# Which Whizzer Motor Do I Need?



## Alienbaby17 (Oct 5, 2017)

I'm working on a long term project to get this old Whizzer complete and rideable.

I was told it was a birthday present for the original owner in 1946. However, the original owner has passed away and sometimes those details can be one a little cloudy when passed down from other family members.

I'd like to keep it really original. I've found some parts to get it more complete in the year since I bought it but am still hunting for an engine. 

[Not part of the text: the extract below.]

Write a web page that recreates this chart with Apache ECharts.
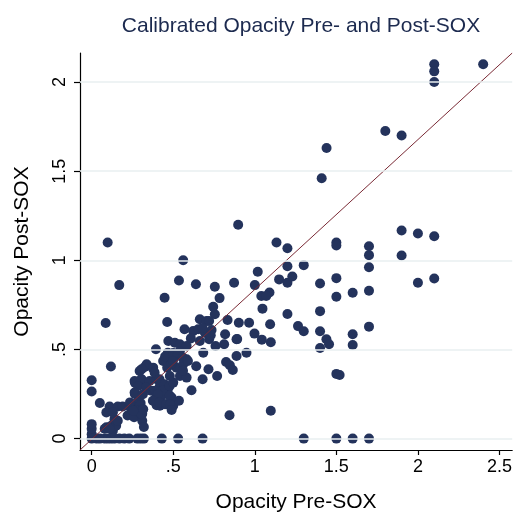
<!DOCTYPE html>
<html>
<head>
<meta charset="utf-8">
<script src="https://cdn.jsdelivr.net/npm/echarts@6/dist/echarts.min.js"></script>
<style>
html,body{margin:0;padding:0;background:#fff;}
#chart{width:515px;height:518px;}
</style>
</head>
<body>
<div id="chart"></div>
<script>
const titleText = 'Calibrated Opacity Pre- and Post-SOX';
const xName = 'Opacity Pre-SOX';
const yName = 'Opacity Post-SOX';
const xTicks = [0, 0.5, 1, 1.5, 2, 2.5];
const yTicks = [0, 0.5, 1, 1.5, 2];
const xRange = [-0.0716, 2.578];
const yRange = [-0.064, 2.163];

// Opacity Pre-SOX values
const preSOX = [
  0,0.03,0.05,0.08,0.10,0.12,0.14,0.17,0.20,0.23,0.28,0.30,0.32,0.43,0.53,0.68,1.30,1.50,1.60,1.70,
  0,0,0,0,0,
  0.05,0.09,0.13,0.12,0.15,0.14,0.16,0.08,0.11,
  0.11,0.16,0.19,0.09,0.13,0.23,0.22,0.26,0.30,0.25,0.27,0.28,0.31,0.26,
  0.31,0.32,
  0.118,0.086,0.098,0.169,
  0.265,0.286,0.296,0.276,0.306,0.316,0.235,0.255,
  0.265,0.306,0.316,0.294,0.325,0.375,0.337,0.377,0.306,
  0.263,0.304,0.355,0.284,0.334,0.263,0.314,0.365,
  0.398,0.418,0.429,0.388,0.459,0.469,0.429,0.398,0.49,0.5,0.449,0.418,0.535,0.398,
  0.386,0.416,0.447,0.467,0.437,0.406,0.375,0.416,0.457,0.487,
  0.478,0.478,0.48,0.49,0.5,0.612,
  0.447,0.463,0.394,0.467,0.47,0.51,0.541,0.582,0.541,0.438,0.49,0.541,0.582,0.463,0.52,0.561,0.479,0.541,0.582,0.641,
  0.45,0.50,0.49,0.56,0.528,0.559,0.498,0.59,
  0.535,0.639,0.561,
  0.569,0.622,0.653,0.694,0.735,0.608,0.663,0.72,
  0.663,0.704,0.755,0.745,0.784,0.755,0.72,0.68,0.73,
  0.818,0.812,0.759,0.888,0.998,0.949,0.888,0.824,0.847,0.865,0.769,0.716,0.68,0.684,0.833,0.902,0.965,1.043,1.098,1.094,0.892,
  0.873,0.898,1.00,1.018,1.133,1.20,1.20,1.30,1.149,1.20,1.23,1.40,1.50,1.50,1.60,1.04,1.09,1.07,1.047,1.20,1.40,1.265,1.30,1.40,1.439,1.455,1.40,1.60,1.60,1.50,1.52,0.845,1.098,
  1.50,1.50,1.70,1.70,1.70,1.70,1.70,
  1.41,1.44,
  1.80,1.90,1.90,2.00,2.10,1.90,2.00,2.10,2.10,2.10,2.10,2.40
];
// Opacity Post-SOX values
const postSOX = [
  0,0,0,0,0,0,0,0,0,0,0,0,0,0,0,0,0,0,0,0,
  0.025,0.055,0.081,0.264,0.327,
  0.20,0.063,0.044,0.072,0.072,0.109,0.10,0.055,0.055,
  0.18,0.18,0.18,0.147,0.147,0.18,0.13,0.18,0.20,0.16,0.16,0.13,0.14,0.12,
  0.10,0.065,
  0.404,0.648,1.10,0.861,
  0.25,0.21,0.185,0.156,0.137,0.165,0.203,0.156,
  0.314,0.333,0.305,0.379,0.402,0.394,0.417,0.398,0.389,
  0.323,0.333,0.323,0.295,0.286,0.258,0.249,0.268,
  0.333,0.295,0.268,0.268,0.277,0.249,0.240,0.249,0.231,0.184,0.193,0.184,0.212,0.187,
  0.37,0.333,0.305,0.277,0.268,0.249,0.212,0.203,0.193,0.231,
  0.295,0.24,0.19,0.16,0.314,0.271,
  0.79,0.654,0.501,0.482,0.547,0.538,0.529,0.519,0.491,0.435,0.445,0.463,0.445,0.398,0.398,0.417,0.351,0.351,0.342,0.406,
  0.46,0.48,0.42,0.38,0.473,0.454,0.435,0.435,
  0.887,0.866,1.00,
  0.613,0.603,0.613,0.594,0.609,0.562,0.547,0.557,
  0.669,0.659,0.697,0.74,0.788,0.852,0.66,0.62,0.58,
  0.585,0.529,0.519,0.557,0.589,0.482,0.463,0.43,0.411,0.385,0.351,0.389,0.333,0.482,0.665,0.65,0.65,0.555,0.54,0.641,0.558,
  0.874,1.20,0.861,0.936,1.10,1.068,0.967,0.973,0.893,0.874,0.909,0.87,0.90,0.796,0.818,0.80,0.82,0.80,0.729,0.699,0.715,0.631,0.602,0.602,0.557,0.529,0.508,0.585,0.525,0.363,0.357,0.131,0.156,
  1.10,1.083,1.079,1.029,0.961,0.829,0.628,
  1.46,1.63,
  1.725,1.70,1.167,1.15,1.135,1.027,0.874,0.898,2.10,2.06,2.00,2.10
];
// reference diagonal (corner to corner of plot region)
const diagonalX = [-0.0716, 2.578];
const diagonalY = [-0.064, 2.163];

const points = preSOX.map((x, i) => [x, postSOX[i]]);
const diag = diagonalX.map((x, i) => [x, diagonalY[i]]);

function fmt(v) {
  if (Math.abs(v) < 1e-9) return '0';
  return String(+v.toFixed(2)).replace(/^0\./, '.');
}

const chart = echarts.init(document.getElementById('chart'), null, {renderer: 'canvas'});
const FONT = 'Liberation Sans, Arial, sans-serif';
chart.setOption({
  backgroundColor: '#ffffff',
  animation: false,
  title: {
    text: titleText,
    left: 296, top: 11, textAlign: 'center',
    textStyle: {color: '#1c2a4f', fontSize: 21, fontWeight: 'normal', fontFamily: FONT}
  },
  grid: {left: 80, right: 2, top: 53, bottom: 67, containLabel: false},
  xAxis: {
    type: 'value', min: xRange[0], max: xRange[1],
    name: xName, nameLocation: 'middle', nameGap: 42,
    nameTextStyle: {color: '#000', fontSize: 21, fontFamily: FONT},
    axisLine: {show: true, onZero: false, lineStyle: {color: '#000', width: 1.2}},
    axisTick: {show: true, length: 5, customValues: xTicks, lineStyle: {color: '#000', width: 1.2}},
    axisLabel: {customValues: xTicks, formatter: fmt, color: '#000', fontSize: 18, fontFamily: FONT, margin: 8},
    splitLine: {show: false}
  },
  yAxis: {
    type: 'value', min: yRange[0], max: yRange[1],
    name: yName, nameLocation: 'middle', nameGap: 47, nameRotate: 90,
    nameTextStyle: {color: '#000', fontSize: 21, fontFamily: FONT},
    axisLine: {show: true, onZero: false, lineStyle: {color: '#000', width: 1.2}},
    axisTick: {show: true, length: 6, customValues: yTicks, lineStyle: {color: '#000', width: 1.2}},
    axisLabel: {customValues: yTicks, formatter: fmt, rotate: 90, color: '#000', fontSize: 18, fontFamily: FONT, margin: 11},
    splitLine: {show: false}
  },
  series: [
    {
      type: 'scatter', data: [], z: 1, silent: true,
      markLine: {
        silent: true, symbol: 'none', label: {show: false},
        lineStyle: {color: '#e8eff0', width: 1.6, type: 'solid'},
        data: yTicks.map(v => ({yAxis: v}))
      }
    },
    {
      type: 'scatter', data: points, symbol: 'circle', symbolSize: 10, z: 3,
      itemStyle: {color: '#24335c', opacity: 1}
    },
    {
      type: 'line', data: diag, symbol: 'none', z: 4,
      lineStyle: {color: '#7a2a35', width: 1}
    }
  ]
});
</script>
</body>
</html>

Given that I thought it was a 1946 model I always assumed I wanted a "H" motor. However recently I read something about if it had twist throtttle controls (which this has) that it was newer and possibly a "J" motor. I don't want to spend a bunch of money on the wrong one. Can anyone enlighten me on the subject?

Thanks.


----------



## Whizzerick (Oct 5, 2017)

It's an H tank - that, we know. Many H riders bought twist grips when they came out, so it COULD have been added later on... It has a 'Coke bottle' grip on the left, so MAYBE the twist grip on the right was the accessory 'double action' type?: You'd twist FORWARD for the decompressor and then BACKWARD for throttle?


----------



## stoney (Oct 5, 2017)

That thing that king of looks like a rear carrier!!!!!!!! Is that a rear passenger seat mount, I see what looks to be foot rests also. Have never seen that before.


----------



## Whizzerick (Oct 7, 2017)

stoney said:


> That thing that king of looks like a rear carrier!!!!!!!! Is that a rear passenger seat mount, I see what looks to be foot rests also. Have never seen that before.




That's a Whizzer sold 'Pal' seat, missing the seat:


----------



## stoney (Oct 7, 2017)

Wow very cool. All the Whizzers I had 15-20 years ago, I never saw one.


----------



## Alienbaby17 (Oct 7, 2017)

Thanks for the help. 
Given the years various motors were produced I had figured this originally would have come with an H engine. But it also seems like I could maybe find a J and have it not be too far off. 

The "pal seat" was one of the things that really made me like this project. It really made it look like more of a motorcycle than a bicycle to me.


----------